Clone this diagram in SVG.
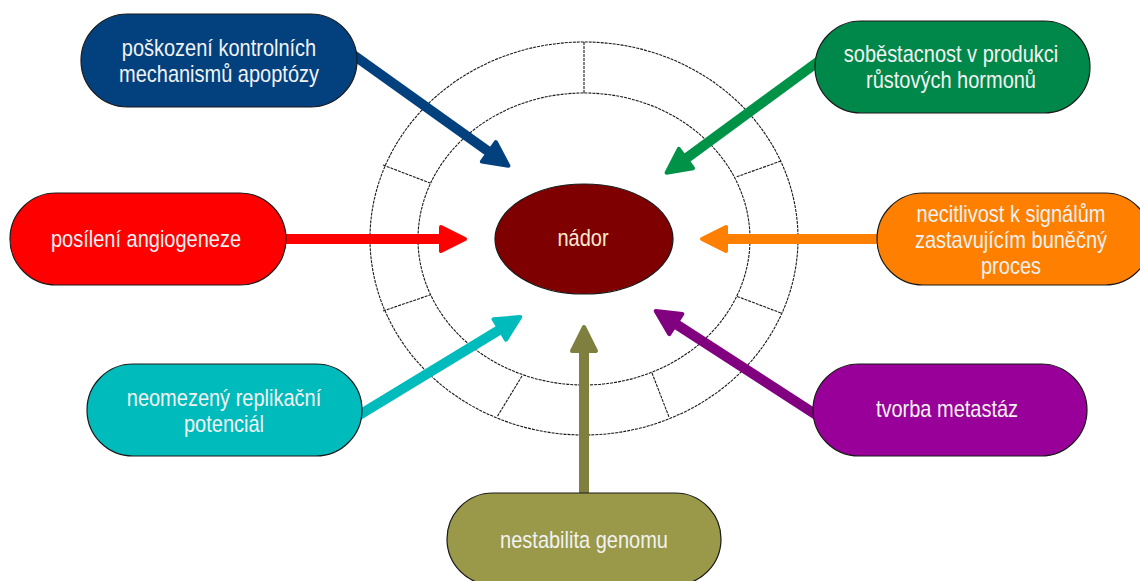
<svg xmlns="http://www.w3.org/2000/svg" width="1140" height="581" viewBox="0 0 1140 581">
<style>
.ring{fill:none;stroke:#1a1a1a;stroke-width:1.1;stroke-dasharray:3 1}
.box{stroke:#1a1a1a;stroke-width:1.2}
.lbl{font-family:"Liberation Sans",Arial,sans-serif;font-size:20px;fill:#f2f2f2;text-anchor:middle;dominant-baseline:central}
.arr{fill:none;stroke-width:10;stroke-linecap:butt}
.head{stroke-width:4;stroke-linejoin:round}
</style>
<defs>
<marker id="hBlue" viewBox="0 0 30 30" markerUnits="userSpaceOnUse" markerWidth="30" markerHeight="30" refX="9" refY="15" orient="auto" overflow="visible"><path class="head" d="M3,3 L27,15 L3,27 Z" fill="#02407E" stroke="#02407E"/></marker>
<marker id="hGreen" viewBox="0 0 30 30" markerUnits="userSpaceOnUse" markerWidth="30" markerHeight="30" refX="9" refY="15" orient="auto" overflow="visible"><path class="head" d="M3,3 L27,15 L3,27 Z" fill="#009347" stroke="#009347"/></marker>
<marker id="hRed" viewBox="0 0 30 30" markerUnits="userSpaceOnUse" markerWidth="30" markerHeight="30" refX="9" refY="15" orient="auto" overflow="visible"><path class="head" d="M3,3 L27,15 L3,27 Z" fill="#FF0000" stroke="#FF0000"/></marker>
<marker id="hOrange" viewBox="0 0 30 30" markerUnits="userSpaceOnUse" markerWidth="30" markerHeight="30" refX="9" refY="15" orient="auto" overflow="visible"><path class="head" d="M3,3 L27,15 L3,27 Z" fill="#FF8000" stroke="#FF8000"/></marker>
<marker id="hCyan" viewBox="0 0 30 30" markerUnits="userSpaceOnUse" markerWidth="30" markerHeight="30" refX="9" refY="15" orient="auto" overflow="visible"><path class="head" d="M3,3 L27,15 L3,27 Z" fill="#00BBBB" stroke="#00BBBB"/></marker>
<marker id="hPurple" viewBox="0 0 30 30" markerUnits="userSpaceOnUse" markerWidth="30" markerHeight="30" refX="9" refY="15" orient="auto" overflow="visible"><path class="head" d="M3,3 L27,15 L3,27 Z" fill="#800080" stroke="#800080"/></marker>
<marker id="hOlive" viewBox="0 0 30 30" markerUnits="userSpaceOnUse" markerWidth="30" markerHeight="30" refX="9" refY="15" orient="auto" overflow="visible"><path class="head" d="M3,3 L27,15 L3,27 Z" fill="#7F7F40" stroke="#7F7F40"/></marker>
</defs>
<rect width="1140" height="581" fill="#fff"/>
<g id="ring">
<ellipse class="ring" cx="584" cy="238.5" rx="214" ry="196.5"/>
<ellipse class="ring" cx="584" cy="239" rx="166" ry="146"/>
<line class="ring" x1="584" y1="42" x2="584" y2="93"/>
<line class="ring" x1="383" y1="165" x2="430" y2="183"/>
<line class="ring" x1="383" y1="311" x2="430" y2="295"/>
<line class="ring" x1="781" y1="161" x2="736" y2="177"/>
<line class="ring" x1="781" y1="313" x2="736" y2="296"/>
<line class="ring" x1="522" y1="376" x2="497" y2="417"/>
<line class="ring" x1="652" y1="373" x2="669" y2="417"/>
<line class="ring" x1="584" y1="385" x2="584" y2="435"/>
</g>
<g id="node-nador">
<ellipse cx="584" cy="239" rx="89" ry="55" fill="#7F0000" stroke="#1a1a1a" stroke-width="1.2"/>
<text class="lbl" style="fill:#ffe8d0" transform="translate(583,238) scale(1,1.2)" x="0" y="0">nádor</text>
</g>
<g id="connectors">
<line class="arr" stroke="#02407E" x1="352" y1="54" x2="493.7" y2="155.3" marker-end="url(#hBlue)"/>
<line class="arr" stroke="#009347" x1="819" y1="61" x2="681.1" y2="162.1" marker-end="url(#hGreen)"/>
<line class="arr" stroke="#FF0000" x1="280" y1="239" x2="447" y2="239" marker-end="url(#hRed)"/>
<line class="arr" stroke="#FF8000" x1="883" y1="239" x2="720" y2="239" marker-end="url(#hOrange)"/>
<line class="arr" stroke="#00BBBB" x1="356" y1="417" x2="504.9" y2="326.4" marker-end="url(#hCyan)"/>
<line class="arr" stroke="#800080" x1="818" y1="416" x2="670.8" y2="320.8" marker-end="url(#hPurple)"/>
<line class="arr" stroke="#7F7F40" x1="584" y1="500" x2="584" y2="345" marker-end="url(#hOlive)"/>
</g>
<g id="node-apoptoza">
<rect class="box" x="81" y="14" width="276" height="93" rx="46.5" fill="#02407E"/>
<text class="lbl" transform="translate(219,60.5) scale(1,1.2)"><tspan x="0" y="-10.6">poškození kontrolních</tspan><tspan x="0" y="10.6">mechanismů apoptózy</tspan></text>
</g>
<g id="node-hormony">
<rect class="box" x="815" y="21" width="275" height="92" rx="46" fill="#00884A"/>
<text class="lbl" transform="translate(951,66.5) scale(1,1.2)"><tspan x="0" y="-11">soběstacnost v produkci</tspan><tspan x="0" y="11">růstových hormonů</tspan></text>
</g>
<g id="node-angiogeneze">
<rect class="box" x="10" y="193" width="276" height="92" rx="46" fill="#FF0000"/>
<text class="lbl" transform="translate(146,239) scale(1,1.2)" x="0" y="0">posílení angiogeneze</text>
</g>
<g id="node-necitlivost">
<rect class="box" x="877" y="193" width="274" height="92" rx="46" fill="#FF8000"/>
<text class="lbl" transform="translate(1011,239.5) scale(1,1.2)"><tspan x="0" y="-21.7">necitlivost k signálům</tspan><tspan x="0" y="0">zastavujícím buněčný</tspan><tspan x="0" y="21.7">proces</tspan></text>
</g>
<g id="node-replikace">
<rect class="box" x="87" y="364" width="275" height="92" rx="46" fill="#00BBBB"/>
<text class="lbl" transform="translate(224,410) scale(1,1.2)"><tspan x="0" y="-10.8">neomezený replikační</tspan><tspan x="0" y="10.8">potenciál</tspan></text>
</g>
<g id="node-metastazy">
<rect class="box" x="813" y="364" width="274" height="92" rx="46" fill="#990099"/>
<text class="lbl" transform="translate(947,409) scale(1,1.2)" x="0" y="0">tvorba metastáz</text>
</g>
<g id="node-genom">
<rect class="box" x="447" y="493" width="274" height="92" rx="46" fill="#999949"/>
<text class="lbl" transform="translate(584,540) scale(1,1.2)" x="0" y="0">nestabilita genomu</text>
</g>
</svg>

• • • • • • •

**REQUEST:** Without the pictures, repeat the listing above exactly.

**OUTPUT FOR THIS TASK:**
Clone this diagram in SVG.
<svg xmlns="http://www.w3.org/2000/svg" width="1140" height="581" viewBox="0 0 1140 581">
<style>
.ring{fill:none;stroke:#1a1a1a;stroke-width:1.1;stroke-dasharray:3 1}
.box{stroke:#1a1a1a;stroke-width:1.2}
.lbl{font-family:"Liberation Sans",Arial,sans-serif;font-size:20px;fill:#f2f2f2;text-anchor:middle;dominant-baseline:central}
.arr{fill:none;stroke-width:10;stroke-linecap:butt}
.head{stroke-width:4;stroke-linejoin:round}
</style>
<defs>
<marker id="hBlue" viewBox="0 0 30 30" markerUnits="userSpaceOnUse" markerWidth="30" markerHeight="30" refX="9" refY="15" orient="auto" overflow="visible"><path class="head" d="M3,3 L27,15 L3,27 Z" fill="#02407E" stroke="#02407E"/></marker>
<marker id="hGreen" viewBox="0 0 30 30" markerUnits="userSpaceOnUse" markerWidth="30" markerHeight="30" refX="9" refY="15" orient="auto" overflow="visible"><path class="head" d="M3,3 L27,15 L3,27 Z" fill="#009347" stroke="#009347"/></marker>
<marker id="hRed" viewBox="0 0 30 30" markerUnits="userSpaceOnUse" markerWidth="30" markerHeight="30" refX="9" refY="15" orient="auto" overflow="visible"><path class="head" d="M3,3 L27,15 L3,27 Z" fill="#FF0000" stroke="#FF0000"/></marker>
<marker id="hOrange" viewBox="0 0 30 30" markerUnits="userSpaceOnUse" markerWidth="30" markerHeight="30" refX="9" refY="15" orient="auto" overflow="visible"><path class="head" d="M3,3 L27,15 L3,27 Z" fill="#FF8000" stroke="#FF8000"/></marker>
<marker id="hCyan" viewBox="0 0 30 30" markerUnits="userSpaceOnUse" markerWidth="30" markerHeight="30" refX="9" refY="15" orient="auto" overflow="visible"><path class="head" d="M3,3 L27,15 L3,27 Z" fill="#00BBBB" stroke="#00BBBB"/></marker>
<marker id="hPurple" viewBox="0 0 30 30" markerUnits="userSpaceOnUse" markerWidth="30" markerHeight="30" refX="9" refY="15" orient="auto" overflow="visible"><path class="head" d="M3,3 L27,15 L3,27 Z" fill="#800080" stroke="#800080"/></marker>
<marker id="hOlive" viewBox="0 0 30 30" markerUnits="userSpaceOnUse" markerWidth="30" markerHeight="30" refX="9" refY="15" orient="auto" overflow="visible"><path class="head" d="M3,3 L27,15 L3,27 Z" fill="#7F7F40" stroke="#7F7F40"/></marker>
</defs>
<rect width="1140" height="581" fill="#fff"/>
<g id="ring">
<ellipse class="ring" cx="584" cy="238.5" rx="214" ry="196.5"/>
<ellipse class="ring" cx="584" cy="239" rx="166" ry="146"/>
<line class="ring" x1="584" y1="42" x2="584" y2="93"/>
<line class="ring" x1="383" y1="165" x2="430" y2="183"/>
<line class="ring" x1="383" y1="311" x2="430" y2="295"/>
<line class="ring" x1="781" y1="161" x2="736" y2="177"/>
<line class="ring" x1="781" y1="313" x2="736" y2="296"/>
<line class="ring" x1="522" y1="376" x2="497" y2="417"/>
<line class="ring" x1="652" y1="373" x2="669" y2="417"/>
<line class="ring" x1="584" y1="385" x2="584" y2="435"/>
</g>
<g id="node-nador">
<ellipse cx="584" cy="239" rx="89" ry="55" fill="#7F0000" stroke="#1a1a1a" stroke-width="1.2"/>
<text class="lbl" style="fill:#ffe8d0" transform="translate(583,238) scale(1,1.2)" x="0" y="0">nádor</text>
</g>
<g id="connectors">
<line class="arr" stroke="#02407E" x1="352" y1="54" x2="493.7" y2="155.3" marker-end="url(#hBlue)"/>
<line class="arr" stroke="#009347" x1="819" y1="61" x2="681.1" y2="162.1" marker-end="url(#hGreen)"/>
<line class="arr" stroke="#FF0000" x1="280" y1="239" x2="447" y2="239" marker-end="url(#hRed)"/>
<line class="arr" stroke="#FF8000" x1="883" y1="239" x2="720" y2="239" marker-end="url(#hOrange)"/>
<line class="arr" stroke="#00BBBB" x1="356" y1="417" x2="504.9" y2="326.4" marker-end="url(#hCyan)"/>
<line class="arr" stroke="#800080" x1="818" y1="416" x2="670.8" y2="320.8" marker-end="url(#hPurple)"/>
<line class="arr" stroke="#7F7F40" x1="584" y1="500" x2="584" y2="345" marker-end="url(#hOlive)"/>
</g>
<g id="node-apoptoza">
<rect class="box" x="81" y="14" width="276" height="93" rx="46.5" fill="#02407E"/>
<text class="lbl" transform="translate(219,60.5) scale(1,1.2)"><tspan x="0" y="-10.6">poškození kontrolních</tspan><tspan x="0" y="10.6">mechanismů apoptózy</tspan></text>
</g>
<g id="node-hormony">
<rect class="box" x="815" y="21" width="275" height="92" rx="46" fill="#00884A"/>
<text class="lbl" transform="translate(951,66.5) scale(1,1.2)"><tspan x="0" y="-11">soběstacnost v produkci</tspan><tspan x="0" y="11">růstových hormonů</tspan></text>
</g>
<g id="node-angiogeneze">
<rect class="box" x="10" y="193" width="276" height="92" rx="46" fill="#FF0000"/>
<text class="lbl" transform="translate(146,239) scale(1,1.2)" x="0" y="0">posílení angiogeneze</text>
</g>
<g id="node-necitlivost">
<rect class="box" x="877" y="193" width="274" height="92" rx="46" fill="#FF8000"/>
<text class="lbl" transform="translate(1011,239.5) scale(1,1.2)"><tspan x="0" y="-21.7">necitlivost k signálům</tspan><tspan x="0" y="0">zastavujícím buněčný</tspan><tspan x="0" y="21.7">proces</tspan></text>
</g>
<g id="node-replikace">
<rect class="box" x="87" y="364" width="275" height="92" rx="46" fill="#00BBBB"/>
<text class="lbl" transform="translate(224,410) scale(1,1.2)"><tspan x="0" y="-10.8">neomezený replikační</tspan><tspan x="0" y="10.8">potenciál</tspan></text>
</g>
<g id="node-metastazy">
<rect class="box" x="813" y="364" width="274" height="92" rx="46" fill="#990099"/>
<text class="lbl" transform="translate(947,409) scale(1,1.2)" x="0" y="0">tvorba metastáz</text>
</g>
<g id="node-genom">
<rect class="box" x="447" y="493" width="274" height="92" rx="46" fill="#999949"/>
<text class="lbl" transform="translate(584,540) scale(1,1.2)" x="0" y="0">nestabilita genomu</text>
</g>
</svg>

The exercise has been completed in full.